Korean students' success at the world-renowned Harvard University are brightening our Christmas and New Year holidays. A man who is paralyzed from the waist down won admission to Harvard two-and-a-half years after he went to the United States.

The admission is particularly valuable to him because he endured many difficulties as a foreign student living alone in the United States - difficulties that even able-bodied people would find hard to bear.

A female Harvard student whose parents are from Korea was elected president of the university's undergraduate student council. She is the first Asian-American to be elected to the post in Harvard's 365-year history. Students at Harvard are said to have called her victory and that of her Cuban-American running mate a "coup" by minorities on campus.

Entering and succeeding at Harvard, which even those from families who have lived in the United States for many generations find difficult, must have been twice as difficult for the disabled man as well as for the female Korean-American student. But they never lost hope and they achieved their goals.
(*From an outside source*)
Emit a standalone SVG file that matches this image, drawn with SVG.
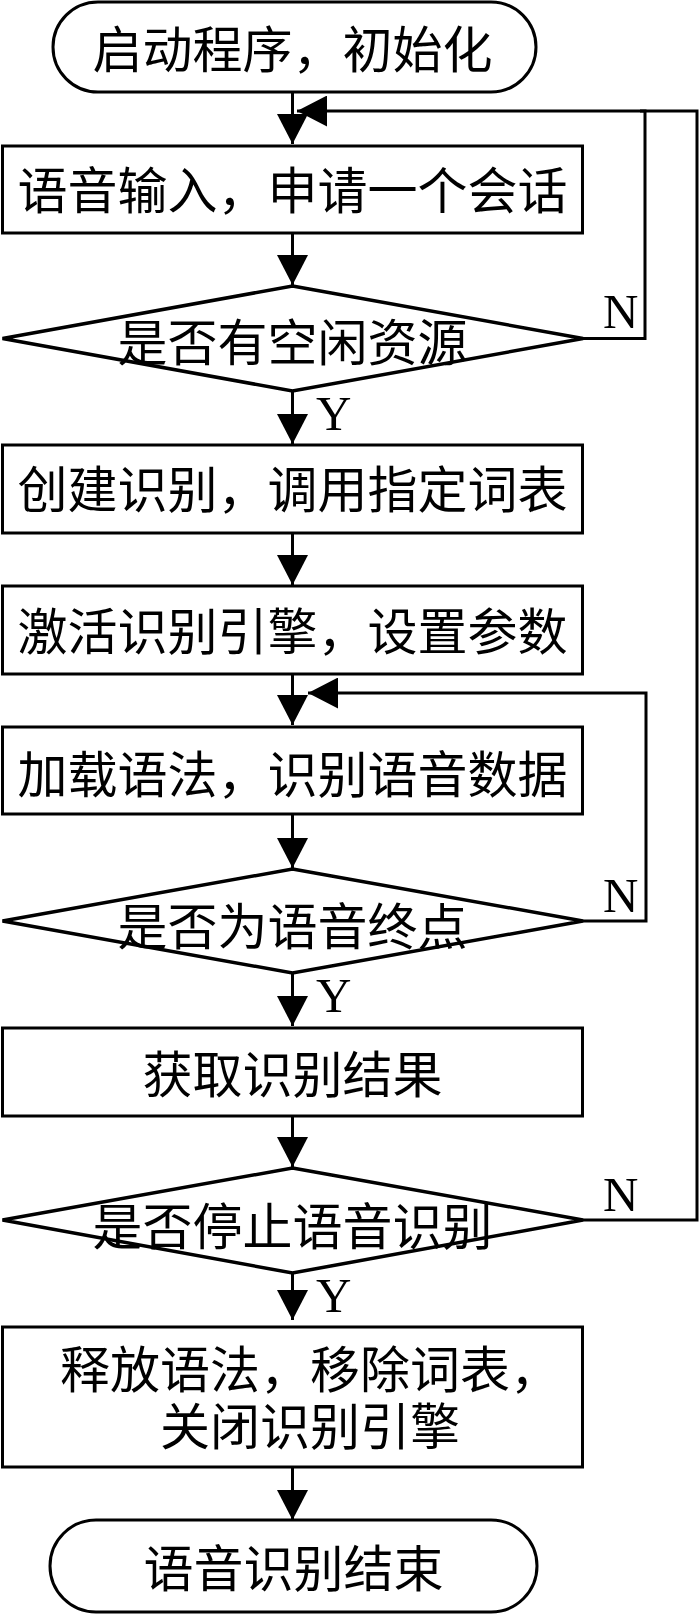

The source of their success lies in their positive thinking and zeal for work. Their parents' trust and praise reportedly were their foundation. We admire the parents who sent their disabled son all by himself to the United States even when he couldn't communicate properly in English.

"If you could win a gold medal in the Asian swimming championship for disabled athletes, you can accomplish a lot more in the United States, where there tends to be less discrimination against the disabled," the parents told their son.

What is the state of our families in Korea today? Unfortunately, distrust is more dominant than trust, and criticism outweighs praise. Under such circumstances, instead of producing children who have unlimited potential, we are turning out youths that are weak and helpless.

Instead of envying the success of the two Korean students, Korean parents should first learn to believe in their children. The two students are living examples that go to show how trust can make anything possible.